Six positions removed from the second-best Chevrolet, the highest-finishing eligible Honda at Portland was the No. 98 Andretti Autosport machine driven by Marco Andretti. His result of 13th doesn’t necessarily impress but his manufacturer rank of seventh earned Honda 26 points. Furthermore, while he finished three laps down due to a battery issue, Scott Dixon’s No. 9 Honda was the next highest-ranked representative of the manufacturer, earning 24 points for his ranking of eighth.
Thanks to Pigot and Pagenaud, Chevrolet added 90 points to its season-long total while Honda gained only 50 from Andretti and Dixon. Through 16 races, Honda holds a 34-point advantage over its American rival and has been on top of the manufacturer points since the season’s second round at Circuit of The Americas where Colton Herta’s victory helped erase a 19-point deficit following Newgarden’s triumph at the season-opening Firestone Grand Prix of St. Petersburg.
Honda’s advantage has gone up and down throughout the season, dipping as low as 19 points after the first race of the Chevrolet Detroit Grand Prix doubleheader and as high as 89 following the ABC Supply 500 at Pocono Raceway. Points losses stemming from the races at World Wide Technology Raceway and Portland have brought the two manufacturers closer than they’ve been at any point since June.
Barring any engine count increase in the weeks between Portland and Laguna Seca, nine of the full-season entries will be ineligible to earn points: three from the Chevrolet contingent and six bearing Honda badges. Of those, six are in the top 10 in driver points, including Newgarden and Rossi. With Pagenaud and Dixon driving the highest-ranked eligible cars, it’s likely those two drivers plus two others outside the typical group of race winners will be contributing to manufacturer points at the season’s final round.
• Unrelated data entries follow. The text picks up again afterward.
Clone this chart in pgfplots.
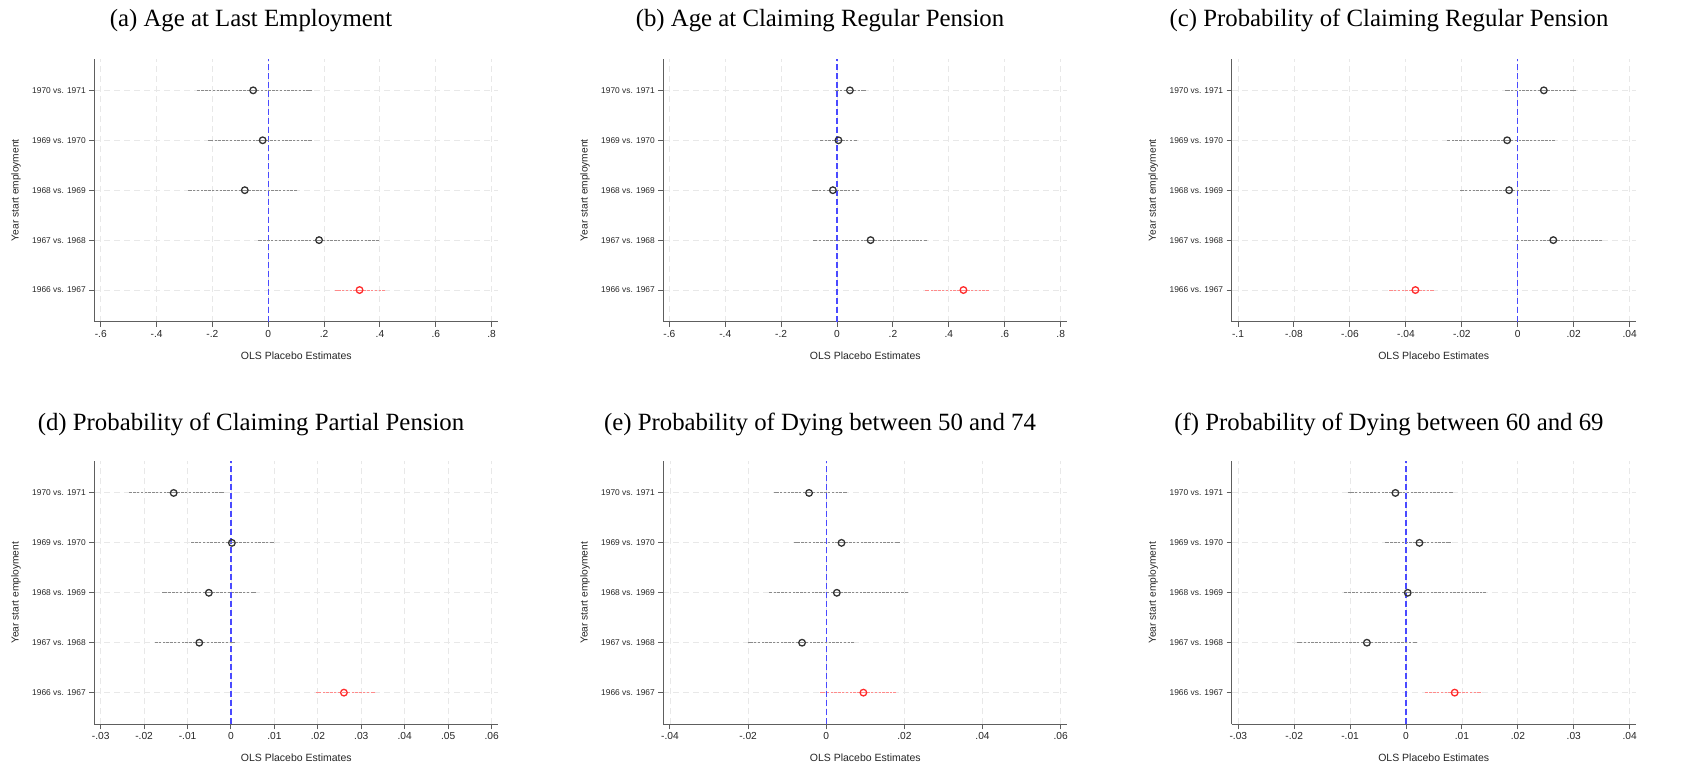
\documentclass[border=0pt]{standalone}
\usepackage{pgfplots}
\pgfplotsset{compat=1.18}
\usepackage{fontspec}
\setmainfont{Liberation Sans}
\newfontfamily\titlefont{Liberation Serif}
\definecolor{axisgray}{HTML}{5E5E5E}
\definecolor{gridgray}{HTML}{E8E8E8}
\definecolor{cigray}{HTML}{8A8A8A}
\definecolor{mkgray}{HTML}{333333}
\definecolor{zeroblue}{HTML}{4A4AFF}
\definecolor{cired}{HTML}{FF8A8A}
\definecolor{mkred}{HTML}{FF2A2A}
\pgfplotsset{
  stata/.style={
    scale only axis, width=404pt, height=263pt, anchor=south west,
    axis x line*=bottom, axis y line*=left,
    axis line style={draw=axisgray, line width=1.4pt},
    tick align=outside, major tick length=5pt,
    tick style={draw=axisgray, line width=1pt},
    ymin=0.366, ymax=5.634,
    ytick={1,2,3,4,5},
    yticklabels={1966 vs. 1967,1967 vs. 1968,1968 vs. 1969,1969 vs. 1970,1970 vs. 1971},
    yticklabel style={font=\fontsize{8.4}{10}\selectfont, text=black!85},
    xticklabel style={font=\fontsize{10.2}{12}\selectfont, text=black!85},
    scaled x ticks=false,
    /pgf/number format/assume math mode=true,
    grid=major,
    major grid style={draw=gridgray, line width=0.9pt, dash pattern=on 6pt off 4pt},
    xlabel={OLS Placebo Estimates}, ylabel={Year start employment},
    xlabel style={at={(axis description cs:0.5,-0.129)}, anchor=center, font=\fontsize{10.5}{12}\selectfont, text=black!85},
    ylabel style={at={(axis description cs:-0.194,0.5)}, anchor=center, font=\fontsize{10.2}{12}\selectfont, text=black!85},
    clip=false,
  },
  cigr/.style={only marks, mark=o, mark size=3.3pt,
    mark options={draw=mkgray, fill=white, line width=1.3pt, solid},
    error bars/.cd, x dir=both, x explicit,
    error bar style={draw=cigray, line width=1pt, dash pattern=on 2.4pt off 1.4pt},
    error mark options={draw=cigray, mark size=1.6pt, solid, line width=1pt}},
  cire/.style={only marks, mark=o, mark size=3.3pt,
    mark options={draw=mkred, fill=white, line width=1.3pt, solid},
    error bars/.cd, x dir=both, x explicit,
    error bar style={draw=cired, line width=1pt, dash pattern=on 2.4pt off 1.4pt},
    error mark options={draw=cired, mark size=1.6pt, solid, line width=1pt}},
  zero/.style={draw=zeroblue, line width=1.3pt, dash pattern=on 6pt off 3pt, no marks},
  /pgfplots/table/ci/.style={x=est, y=row, x error plus expr=\thisrow{hi}-\thisrow{est}, x error minus expr=\thisrow{est}-\thisrow{lo}},
}
\begin{document}
\begin{tikzpicture}
\path[use as bounding box] (0,0) rectangle (1681pt,767pt);
% titles
\node[anchor=base, font=\titlefont\fontsize{24.8}{28}\selectfont] at (251pt,740pt) {(a) Age at Last Employment};
\node[anchor=base, font=\titlefont\fontsize{24.8}{28}\selectfont] at (820pt,740pt) {(b) Age at Claiming Regular Pension};
\node[anchor=base, font=\titlefont\fontsize{24.8}{28}\selectfont] at (1389pt,740pt) {(c) Probability of Claiming Regular Pension};
\node[anchor=base, font=\titlefont\fontsize{24.8}{28}\selectfont] at (251pt,336pt) {(d) Probability of Claiming Partial Pension};
\node[anchor=base, font=\titlefont\fontsize{24.8}{28}\selectfont] at (820pt,336pt) {(e) Probability of Dying between 50 and 74};
\node[anchor=base, font=\titlefont\fontsize{24.8}{28}\selectfont] at (1389pt,336pt) {(f) Probability of Dying between 60 and 69};

% (a)
\begin{axis}[stata, at={(94.3pt,445.3pt)}, xmin=-0.623, xmax=0.824,
  xtick={-0.6,-0.4,-0.2,0,0.2,0.4,0.6,0.8}, xticklabels={-.6,-.4,-.2,0,.2,.4,.6,.8}]
\addplot[zero] coordinates {(0,0.366) (0,5.634)};
\addplot[cigr] table[ci] {
row est lo hi
5 -0.054 -0.250 0.152
4 -0.020 -0.210 0.150
3 -0.084 -0.280 0.098
2 0.182 -0.030 0.390
};
\addplot[cire] table[ci] {
row est lo hi
1 0.327 0.244 0.413
};
\end{axis}

% (b)
\begin{axis}[stata, at={(663.3pt,445.3pt)}, xmin=-0.6215, xmax=0.8236,
  xtick={-0.6,-0.4,-0.2,0,0.2,0.4,0.6,0.8}, xticklabels={-.6,-.4,-.2,0,.2,.4,.6,.8}]
\addplot[zero] coordinates {(0,0.366) (0,5.634)};
\addplot[cigr] table[ci] {
row est lo hi
5 0.046 0.000 0.097
4 0.005 -0.057 0.067
3 -0.015 -0.085 0.074
2 0.120 -0.081 0.317
};
\addplot[cire] table[ci] {
row est lo hi
1 0.452 0.321 0.539
};
\end{axis}

% (c)
\begin{axis}[stata, at={(1231.7pt,445.3pt)}, xmin=-0.10226, xmax=0.04215,
  xtick={-0.1,-0.08,-0.06,-0.04,-0.02,0,0.02,0.04}, xticklabels={-.1,-.08,-.06,-.04,-.02,0,.02,.04}]
\addplot[zero] coordinates {(0,0.366) (0,5.634)};
\addplot[cigr] table[ci] {
row est lo hi
5 0.0093 -0.0040 0.0203
4 -0.0038 -0.0247 0.0127
3 -0.0031 -0.0202 0.0111
2 0.0127 -0.0002 0.0296
};
\addplot[cire] table[ci] {
row est lo hi
1 -0.0366 -0.0453 -0.0307
};
\end{axis}

% (d)
\begin{axis}[stata, at={(94.3pt,42.7pt)}, xmin=-0.03147, xmax=0.06154,
  xtick={-0.03,-0.02,-0.01,0,0.01,0.02,0.03,0.04,0.05,0.06}, xticklabels={-.03,-.02,-.01,0,.01,.02,.03,.04,.05,.06}]
\addplot[zero] coordinates {(0,0.366) (0,5.634)};
\addplot[cigr] table[ci] {
row est lo hi
5 -0.0132 -0.0231 -0.0020
4 0.0002 -0.0088 0.0095
3 -0.0051 -0.0155 0.0053
2 -0.0073 -0.0171 0.0005
};
\addplot[cire] table[ci] {
row est lo hi
1 0.0260 0.0200 0.0329
};
\end{axis}

% (e)
\begin{axis}[stata, at={(663.3pt,42.7pt)}, xmin=-0.04171, xmax=0.06169,
  xtick={-0.04,-0.02,0,0.02,0.04,0.06}, xticklabels={-.04,-.02,0,.02,.04,.06}]
\addplot[zero] coordinates {(0,0.366) (0,5.634)};
\addplot[cigr] table[ci] {
row est lo hi
5 -0.0044 -0.0130 0.0048
4 0.0039 -0.0078 0.0185
3 0.0027 -0.0142 0.0206
2 -0.0062 -0.0196 0.0068
};
\addplot[cire] table[ci] {
row est lo hi
1 0.0095 -0.0013 0.0174
};
\end{axis}

% (f)
\begin{axis}[stata, at={(1231.7pt,42.7pt)}, xmin=-0.03118, xmax=0.04108,
  xtick={-0.03,-0.02,-0.01,0,0.01,0.02,0.03,0.04}, xticklabels={-.03,-.02,-.01,0,.01,.02,.03,.04}]
\addplot[zero] coordinates {(0,0.366) (0,5.634)};
\addplot[cigr] table[ci] {
row est lo hi
5 -0.0019 -0.0101 0.0081
4 0.0024 -0.0035 0.0077
3 0.0003 -0.0108 0.0140
2 -0.0070 -0.0193 0.0016
};
\addplot[cire] table[ci] {
row est lo hi
1 0.0087 0.0037 0.0132
};
\end{axis}
\end{tikzpicture}
\end{document}
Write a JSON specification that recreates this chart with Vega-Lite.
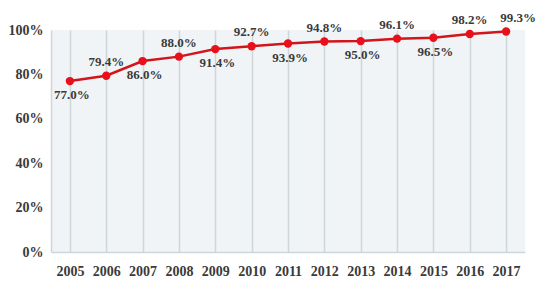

Honda’s 34-point advantage isn’t insurmountable, either. There have been swings of 34 points or more in four of the last 16 races — a statistic that probably gives Chevrolet hope that it can win its seventh manufacturer title since engine competition returned in 2012.
Depending on which eligible drivers finish where, Honda certainly has the chance to go back to back, whether or not Newgarden secures the driver’s championship in his Chevrolet-powered car because, when it comes to earning manufacturer points, winning isn’t everything.